# [Exercise requirements]
Return only the lines from the top of the data down to the one that holds "const c1LabelFaint = [false, true, false, false, false, false];", both included, without any pictures.

--- Start ---

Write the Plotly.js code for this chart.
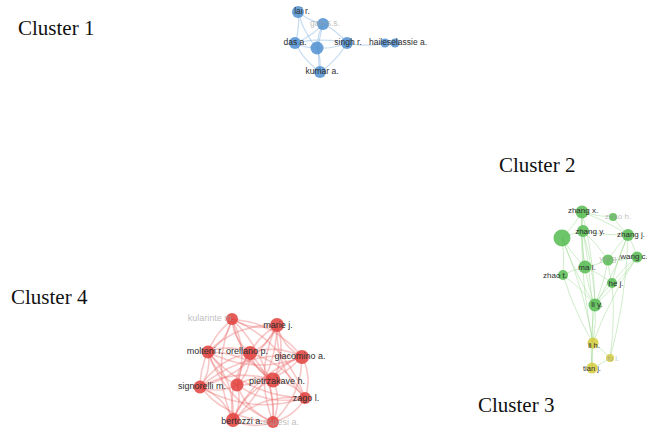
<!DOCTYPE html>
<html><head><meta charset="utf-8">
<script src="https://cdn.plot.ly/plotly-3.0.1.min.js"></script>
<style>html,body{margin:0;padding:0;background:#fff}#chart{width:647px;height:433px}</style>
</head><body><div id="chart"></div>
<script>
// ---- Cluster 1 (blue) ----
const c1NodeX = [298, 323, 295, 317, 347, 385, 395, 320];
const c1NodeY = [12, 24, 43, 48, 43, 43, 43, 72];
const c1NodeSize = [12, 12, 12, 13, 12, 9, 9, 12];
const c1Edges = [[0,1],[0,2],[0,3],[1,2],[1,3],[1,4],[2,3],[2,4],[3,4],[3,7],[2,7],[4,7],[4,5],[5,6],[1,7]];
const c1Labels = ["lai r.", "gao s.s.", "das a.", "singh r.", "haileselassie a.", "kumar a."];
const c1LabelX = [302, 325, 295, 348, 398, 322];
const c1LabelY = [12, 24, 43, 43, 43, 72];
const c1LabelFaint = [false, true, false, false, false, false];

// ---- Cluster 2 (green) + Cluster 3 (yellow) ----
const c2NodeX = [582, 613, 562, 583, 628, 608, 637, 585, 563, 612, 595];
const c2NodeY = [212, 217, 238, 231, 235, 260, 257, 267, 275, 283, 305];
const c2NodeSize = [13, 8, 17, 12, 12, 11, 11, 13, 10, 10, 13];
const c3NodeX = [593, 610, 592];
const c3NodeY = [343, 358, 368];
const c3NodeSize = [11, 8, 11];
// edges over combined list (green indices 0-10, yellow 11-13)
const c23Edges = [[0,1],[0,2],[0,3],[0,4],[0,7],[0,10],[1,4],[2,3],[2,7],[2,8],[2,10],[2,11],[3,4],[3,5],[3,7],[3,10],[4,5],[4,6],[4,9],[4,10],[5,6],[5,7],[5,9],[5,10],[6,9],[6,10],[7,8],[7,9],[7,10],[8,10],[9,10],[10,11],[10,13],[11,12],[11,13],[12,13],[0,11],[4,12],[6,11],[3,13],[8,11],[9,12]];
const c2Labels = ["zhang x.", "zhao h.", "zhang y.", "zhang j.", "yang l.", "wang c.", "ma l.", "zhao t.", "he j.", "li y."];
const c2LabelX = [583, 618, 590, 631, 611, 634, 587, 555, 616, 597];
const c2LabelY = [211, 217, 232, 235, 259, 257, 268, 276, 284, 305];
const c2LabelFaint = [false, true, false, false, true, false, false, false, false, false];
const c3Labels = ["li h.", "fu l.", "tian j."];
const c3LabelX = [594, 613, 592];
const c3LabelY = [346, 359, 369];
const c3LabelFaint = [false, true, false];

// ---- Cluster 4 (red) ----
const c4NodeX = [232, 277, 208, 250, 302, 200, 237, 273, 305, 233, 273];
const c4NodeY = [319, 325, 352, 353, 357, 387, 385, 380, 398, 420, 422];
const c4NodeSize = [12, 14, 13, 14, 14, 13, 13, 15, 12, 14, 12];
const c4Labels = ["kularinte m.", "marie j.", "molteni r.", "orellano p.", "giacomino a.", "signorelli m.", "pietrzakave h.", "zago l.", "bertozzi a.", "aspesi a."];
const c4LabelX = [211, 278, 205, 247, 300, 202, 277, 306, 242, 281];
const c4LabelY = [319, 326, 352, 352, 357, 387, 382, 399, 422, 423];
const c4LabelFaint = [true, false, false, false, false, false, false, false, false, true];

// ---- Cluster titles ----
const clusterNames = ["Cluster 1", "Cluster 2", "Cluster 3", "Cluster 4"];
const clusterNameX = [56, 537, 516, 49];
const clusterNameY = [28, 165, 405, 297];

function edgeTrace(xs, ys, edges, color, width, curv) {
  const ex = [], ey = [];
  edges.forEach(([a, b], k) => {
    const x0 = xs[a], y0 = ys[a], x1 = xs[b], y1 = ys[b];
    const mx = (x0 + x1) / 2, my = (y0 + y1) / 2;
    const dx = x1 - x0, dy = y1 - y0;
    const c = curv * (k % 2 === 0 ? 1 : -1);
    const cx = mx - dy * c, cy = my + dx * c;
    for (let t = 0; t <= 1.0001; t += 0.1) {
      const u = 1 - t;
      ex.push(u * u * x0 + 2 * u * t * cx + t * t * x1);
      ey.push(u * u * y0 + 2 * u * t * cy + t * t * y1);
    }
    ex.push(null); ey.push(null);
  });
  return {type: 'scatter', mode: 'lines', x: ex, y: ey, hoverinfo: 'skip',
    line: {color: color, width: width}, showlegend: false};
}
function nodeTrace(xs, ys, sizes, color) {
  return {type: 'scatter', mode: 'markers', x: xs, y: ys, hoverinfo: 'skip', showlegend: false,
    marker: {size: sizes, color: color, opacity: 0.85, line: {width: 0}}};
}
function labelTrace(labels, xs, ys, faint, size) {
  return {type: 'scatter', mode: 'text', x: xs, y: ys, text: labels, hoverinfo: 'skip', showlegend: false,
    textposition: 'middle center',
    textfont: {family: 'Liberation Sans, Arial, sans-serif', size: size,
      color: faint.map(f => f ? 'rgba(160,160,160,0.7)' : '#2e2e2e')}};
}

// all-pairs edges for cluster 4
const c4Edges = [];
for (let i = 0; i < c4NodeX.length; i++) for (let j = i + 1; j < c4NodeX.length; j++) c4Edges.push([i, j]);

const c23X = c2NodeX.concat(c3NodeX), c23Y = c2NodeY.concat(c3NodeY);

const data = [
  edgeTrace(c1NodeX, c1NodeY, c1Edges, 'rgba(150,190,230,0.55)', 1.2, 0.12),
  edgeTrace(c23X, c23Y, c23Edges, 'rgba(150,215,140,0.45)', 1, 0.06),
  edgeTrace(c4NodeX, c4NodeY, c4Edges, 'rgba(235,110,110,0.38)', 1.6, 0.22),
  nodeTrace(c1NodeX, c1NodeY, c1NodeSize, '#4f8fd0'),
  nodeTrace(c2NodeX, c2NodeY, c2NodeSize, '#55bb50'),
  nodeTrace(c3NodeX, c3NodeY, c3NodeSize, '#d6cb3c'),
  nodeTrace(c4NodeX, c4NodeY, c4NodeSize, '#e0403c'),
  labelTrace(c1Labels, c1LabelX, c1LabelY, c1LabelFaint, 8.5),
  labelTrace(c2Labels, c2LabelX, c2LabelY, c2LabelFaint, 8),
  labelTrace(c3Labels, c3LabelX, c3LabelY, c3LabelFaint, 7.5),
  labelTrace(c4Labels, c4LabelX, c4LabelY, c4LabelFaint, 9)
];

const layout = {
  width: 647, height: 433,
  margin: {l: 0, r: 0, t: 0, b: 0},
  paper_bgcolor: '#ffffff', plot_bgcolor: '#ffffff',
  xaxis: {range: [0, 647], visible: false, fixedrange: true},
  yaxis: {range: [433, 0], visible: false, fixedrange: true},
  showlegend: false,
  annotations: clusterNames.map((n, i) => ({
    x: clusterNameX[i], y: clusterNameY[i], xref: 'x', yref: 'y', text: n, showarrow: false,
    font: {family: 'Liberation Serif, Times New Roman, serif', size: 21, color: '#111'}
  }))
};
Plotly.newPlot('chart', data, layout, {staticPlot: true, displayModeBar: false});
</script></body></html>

--- End ---

# [The solution]
Write the Plotly.js code for this chart.
<!DOCTYPE html>
<html><head><meta charset="utf-8">
<script src="https://cdn.plot.ly/plotly-3.0.1.min.js"></script>
<style>html,body{margin:0;padding:0;background:#fff}#chart{width:647px;height:433px}</style>
</head><body><div id="chart"></div>
<script>
// ---- Cluster 1 (blue) ----
const c1NodeX = [298, 323, 295, 317, 347, 385, 395, 320];
const c1NodeY = [12, 24, 43, 48, 43, 43, 43, 72];
const c1NodeSize = [12, 12, 12, 13, 12, 9, 9, 12];
const c1Edges = [[0,1],[0,2],[0,3],[1,2],[1,3],[1,4],[2,3],[2,4],[3,4],[3,7],[2,7],[4,7],[4,5],[5,6],[1,7]];
const c1Labels = ["lai r.", "gao s.s.", "das a.", "singh r.", "haileselassie a.", "kumar a."];
const c1LabelX = [302, 325, 295, 348, 398, 322];
const c1LabelY = [12, 24, 43, 43, 43, 72];
const c1LabelFaint = [false, true, false, false, false, false];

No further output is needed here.